We are so lucky to have a 10-month-old, very healthy boy. What we have noticed is his preference for his left hand. If we give him a spoon, we try to place it in his right hand. He will take the spoon, but switch it to his left hand. We are hesitant to tell him to use his right hand, but we hope he will grow into using it. It is a world for right-handed people. Being a left-handed child has its problems. Will our strategy work?
The short answer is “no.”
The derivation of the word “left” is interesting. It usually meant bad. For example, judgment day is depicted with those on the right getting a better deal. Those on the left are cast into a troublesome end.
Parents of very young children often worry their son or daughter will be at a disadvantage if they are left-handed. Since Albert Einstein was left-handed, this argument suffers from lack of evidence. Many famous people have been left-handed, including Plato and Charles Darwin.

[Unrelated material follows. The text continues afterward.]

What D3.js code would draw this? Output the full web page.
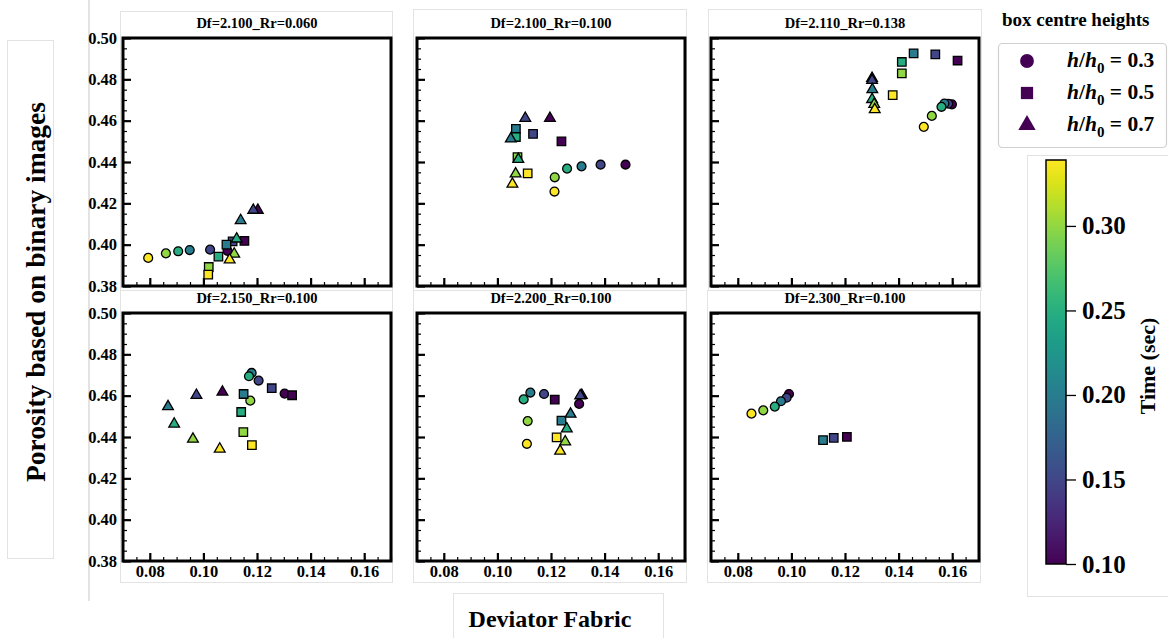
<!DOCTYPE html>
<html><head><meta charset="utf-8">
<script src="https://cdn.jsdelivr.net/npm/d3@7"></script>
<style>body{margin:0;background:#fff}svg{display:block}text{font-family:"Liberation Serif","Times New Roman",serif !important;font-weight:bold}</style>
</head><body>
<script>
// ---- data ----
const panelTitles = ["Df=2.100_Rr=0.060","Df=2.100_Rr=0.100","Df=2.110_Rr=0.138","Df=2.150_Rr=0.100","Df=2.200_Rr=0.100","Df=2.300_Rr=0.100"];
const xTicks = [0.08,0.10,0.12,0.14,0.16];
const yTicks = [0.38,0.40,0.42,0.44,0.46,0.48,0.50];
const cbTicks = [0.10,0.15,0.20,0.25,0.30];
const heightLabels = ["0.3","0.5","0.7"];
// rows: [shape, time (sec), deviator fabric, porosity]
const df2100_rr060 = [
 ["circle",0.10,0.109,0.397],["circle",0.15,0.1025,0.3976],["circle",0.20,0.0949,0.3974],["circle",0.25,0.0906,0.3968],["circle",0.30,0.086,0.3958],["circle",0.34,0.0794,0.3936],
 ["square",0.10,0.1153,0.4018],["square",0.15,0.1109,0.4016],["square",0.20,0.1086,0.400],["square",0.25,0.1056,0.3942],["square",0.30,0.102,0.3892],["square",0.34,0.1018,0.3855],
 ["triangle",0.10,0.1203,0.4167],["triangle",0.15,0.1186,0.4167],["triangle",0.20,0.1139,0.4117],["triangle",0.25,0.1124,0.4028],["triangle",0.30,0.1115,0.3955],["triangle",0.34,0.1098,0.3927]];
const df2100_rr100 = [
 ["circle",0.10,0.1478,0.4387],["circle",0.15,0.1385,0.4387],["circle",0.20,0.1314,0.4379],["circle",0.25,0.126,0.4368],["circle",0.30,0.1214,0.4326],["circle",0.34,0.1213,0.4257],
 ["square",0.10,0.1239,0.450],["square",0.15,0.1133,0.4536],["square",0.20,0.1069,0.456],["square",0.25,0.1069,0.4521],["square",0.30,0.1075,0.4424],["square",0.34,0.1113,0.4345],
 ["triangle",0.10,0.1196,0.4612],["triangle",0.15,0.1104,0.4612],["triangle",0.20,0.105,0.4512],["triangle",0.25,0.1078,0.4413],["triangle",0.30,0.1068,0.4343],["triangle",0.34,0.1056,0.4293]];
const df2110_rr138 = [
 ["circle",0.10,0.1599,0.4679],["circle",0.15,0.1585,0.4682],["circle",0.20,0.1571,0.4683],["circle",0.25,0.156,0.4667],["circle",0.30,0.1524,0.4623],["circle",0.34,0.1494,0.457],
 ["square",0.10,0.162,0.4891],["square",0.15,0.1537,0.4921],["square",0.20,0.1456,0.4926],["square",0.25,0.1412,0.4884],["square",0.30,0.1412,0.4829],["square",0.34,0.1378,0.4724],
 ["triangle",0.10,0.1301,0.4805],["triangle",0.15,0.1301,0.4795],["triangle",0.20,0.1302,0.4751],["triangle",0.25,0.1301,0.4703],["triangle",0.30,0.1309,0.4679],["triangle",0.34,0.1311,0.4654]];
const df2150_rr100 = [
 ["circle",0.10,0.1303,0.461],["circle",0.15,0.1206,0.4673],["circle",0.20,0.118,0.471],["circle",0.25,0.117,0.4694],["circle",0.30,0.1175,0.4576],
 ["square",0.10,0.1331,0.4602],["square",0.15,0.1255,0.4636],["square",0.20,0.115,0.4608],["square",0.25,0.1141,0.4521],["square",0.30,0.1149,0.4424],["square",0.34,0.1181,0.4361],
 ["triangle",0.10,0.1071,0.4618],["triangle",0.15,0.0974,0.4602],["triangle",0.20,0.0868,0.4547],["triangle",0.25,0.0891,0.4463],["triangle",0.30,0.0961,0.439],["triangle",0.34,0.1061,0.4342]];
const df2200_rr100 = [
 ["circle",0.10,0.1305,0.456],["circle",0.15,0.1174,0.4608],["circle",0.20,0.1123,0.4615],["circle",0.25,0.1098,0.4582],["circle",0.30,0.1113,0.4477],["circle",0.34,0.111,0.4367],
 ["square",0.10,0.1214,0.4581],["square",0.20,0.1239,0.4479],["square",0.34,0.1221,0.4398],
 ["triangle",0.10,0.1315,0.4602],["triangle",0.15,0.1309,0.460],["triangle",0.20,0.1273,0.4511],["triangle",0.25,0.1259,0.444],["triangle",0.30,0.1253,0.4377],["triangle",0.34,0.1234,0.4332]];
const df2300_rr100 = [
 ["circle",0.10,0.0991,0.4608],["circle",0.15,0.0982,0.459],["circle",0.20,0.0961,0.4573],["circle",0.25,0.0938,0.4547],["circle",0.30,0.0895,0.4529],["circle",0.34,0.0851,0.4513],
 ["square",0.10,0.1207,0.4401],["square",0.15,0.1158,0.4396],["square",0.20,0.1118,0.4385]];
const panelData = [df2100_rr060, df2100_rr100, df2110_rr138, df2150_rr100, df2200_rr100, df2300_rr100];

// ---- layout ----
const SERIF = '"Liberation Serif","Times New Roman",serif';
const W = 1168, H = 638;
const colLeft = [123, 417, 711], rowTop = [38, 313], pw = 268, ph = 248;
const faint = "#e3e3e3";
const svg = d3.select("body").append("svg").attr("width", W).attr("height", H);

// faint frames around sub-images
const frames = [[120,11,272,279],[413,9,273,281],[708,9,273,281],[120,290,272,292],[413,290,273,292],[707,290,273,292],[7,40,46,518],[453,593,210,45],[1027,155,141,441],[88,0,1,600]];
svg.selectAll("rect.frame").data(frames).join("rect").attr("class","frame")
  .attr("x",d=>d[0]+0.5).attr("y",d=>d[1]+0.5).attr("width",d=>d[2]).attr("height",d=>d[3])
  .attr("fill","none").attr("stroke",faint).attr("stroke-width",1);

const color = d3.scaleSequential(d3.interpolateViridis).domain([0.10, 0.34]);
const shapeOrder = ["circle","square","triangle"];
const symType = {circle: d3.symbolCircle, square: d3.symbolSquare, triangle: d3.symbolTriangle};
const symSize = {circle: 62, square: 72, triangle: 50};

const minorX = d3.range(0.075, 0.1701, 0.005).map(v=>+v.toFixed(3));
const minorY = d3.range(0.38, 0.5001, 0.005).map(v=>+v.toFixed(3));

panelData.forEach((data, i) => {
  const col = i % 3, row = Math.floor(i / 3);
  const x0 = colLeft[col], y0 = rowTop[row];
  const x = d3.scaleLinear().domain([0.07, 0.17]).range([0, pw]);
  const y = d3.scaleLinear().domain([0.38, 0.50]).range([ph, 0]);
  const g = svg.append("g").attr("transform", `translate(${x0},${y0})`);

  g.append("text").attr("x", pw/2).attr("y", -10).attr("text-anchor","middle")
    .style("font-family", SERIF).attr("font-size", 14.5).text(panelTitles[i]);

  // minor ticks
  g.append("g").attr("transform",`translate(0,${ph})`)
    .call(d3.axisBottom(x).tickValues(minorX).tickSize(-4).tickFormat(""))
    .call(a=>a.select(".domain").remove()).call(a=>a.selectAll("line").attr("stroke-width",1.2));
  g.append("g")
    .call(d3.axisLeft(y).tickValues(minorY).tickSize(-4).tickFormat(""))
    .call(a=>a.select(".domain").remove()).call(a=>a.selectAll("line").attr("stroke-width",1.2));
  // major ticks
  const xa = g.append("g").attr("transform",`translate(0,${ph})`)
    .call(d3.axisBottom(x).tickValues(xTicks).tickSize(-8).tickPadding(4)
      .tickFormat(row === 1 ? d3.format(".2f") : ""));
  xa.attr("font-family", SERIF);
  xa.select(".domain").remove();
  xa.selectAll("line").attr("stroke-width",2.2);
  xa.selectAll("text").style("font-family", SERIF).attr("font-size",16.5).attr("fill","#000");
  const ya = g.append("g")
    .call(d3.axisLeft(y).tickValues(yTicks).tickSize(-8).tickPadding(6)
      .tickFormat(col === 0 ? d3.format(".2f") : ""));
  ya.attr("font-family", SERIF);
  ya.select(".domain").remove();
  ya.selectAll("line").attr("stroke-width",2.2);
  ya.selectAll("text").style("font-family", SERIF).attr("font-size",16.5).attr("fill","#000");

  // markers
  const pts = shapeOrder.flatMap(s => data.filter(d => d[0] === s).sort((a,b)=>a[1]-b[1]));
  g.selectAll("path.pt").data(pts).join("path").attr("class","pt")
    .attr("transform", d => `translate(${x(d[2])},${y(d[3])})`)
    .attr("d", d => d3.symbol().type(symType[d[0]]).size(symSize[d[0]])())
    .attr("fill", d => color(d[1])).attr("stroke","#000").attr("stroke-width",1.3);

  g.append("rect").attr("x",0).attr("y",0).attr("width",pw).attr("height",ph)
    .attr("fill","none").attr("stroke","#000").attr("stroke-width",3);
});

// axis titles
svg.append("text").attr("transform","translate(45,292) rotate(-90)").attr("text-anchor","middle")
  .attr("font-size",27.5).text("Porosity based on binary images");
svg.append("text").attr("x",550).attr("y",627).attr("text-anchor","middle")
  .attr("font-size",24).text("Deviator Fabric");

// legend
svg.append("text").attr("x",1002).attr("y",26).attr("font-size",19).text("box centre heights");
svg.append("rect").attr("x",998.5).attr("y",43.5).attr("width",168).attr("height",104).attr("rx",4)
  .attr("fill","#fff").attr("stroke","#d0d0d0").attr("stroke-width",1.2);
const legY = d3.scalePoint().domain(heightLabels).range([61, 125]);
const lsz = {circle: 150, square: 150, triangle: 130};
heightLabels.forEach((h, k) => {
  const s = shapeOrder[k];
  svg.append("path").attr("transform",`translate(1027,${legY(h)})`)
    .attr("d", d3.symbol().type(symType[s]).size(lsz[s])()).attr("fill","#440154");
  const t = svg.append("text").attr("x",1067).attr("y",legY(h)+6).attr("font-size",21.5);
  t.append("tspan").attr("font-style","italic").text("h");
  t.append("tspan").text("/");
  t.append("tspan").attr("font-style","italic").text("h");
  t.append("tspan").attr("font-size",15).attr("dy",6).text("0");
  t.append("tspan").attr("dy",-6).text(" = " + h);
});

// colorbar
const cbX = 1046, cbW = 20, cbTop = 160, cbBot = 564;
const cbScale = d3.scaleLinear().domain([0.10, 0.339]).range([cbBot, cbTop]);
const grad = svg.append("defs").append("linearGradient").attr("id","vir")
  .attr("x1",0).attr("y1",1).attr("x2",0).attr("y2",0);
d3.range(0, 1.0001, 0.05).forEach(f => grad.append("stop").attr("offset", f)
  .attr("stop-color", d3.interpolateViridis(f)));
svg.append("rect").attr("x",cbX).attr("y",cbTop).attr("width",cbW).attr("height",cbBot-cbTop)
  .attr("fill","url(#vir)").attr("stroke","#000").attr("stroke-width",1.5);
const cba = svg.append("g").attr("transform",`translate(${cbX+cbW},0)`)
  .call(d3.axisRight(cbScale).tickValues(cbTicks).tickSize(10).tickPadding(6).tickFormat(d3.format(".2f")));
cba.attr("font-family", SERIF);
cba.select(".domain").remove();
cba.selectAll("line").attr("stroke-width",1.3);
cba.selectAll("text").style("font-family", SERIF).attr("font-size",25).attr("fill","#000");
svg.append("text").attr("transform","translate(1155,366) rotate(-90)").attr("text-anchor","middle")
  .attr("font-size",22).text("Time (sec)");
</script>
</body></html>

Our son was much like your boy. We would hand him a spoon, and he would transfer it to his left hand. He has grown up with two degrees and is still using his left hand as dominant.
There is no coherent theory regarding how this phenomenon came about. The left side of the brain generally controls the right side of the body. There is some rather fragile evidence that mixed dominance in the two hemispheres was a prior evolutionary phenomenon.
Almost any variable has been studied to connect being left-handed with one issue or another. Personally, the studies are generally not consistent or impressive.
So, my advice is relax and hand him his spoon the way he prefers.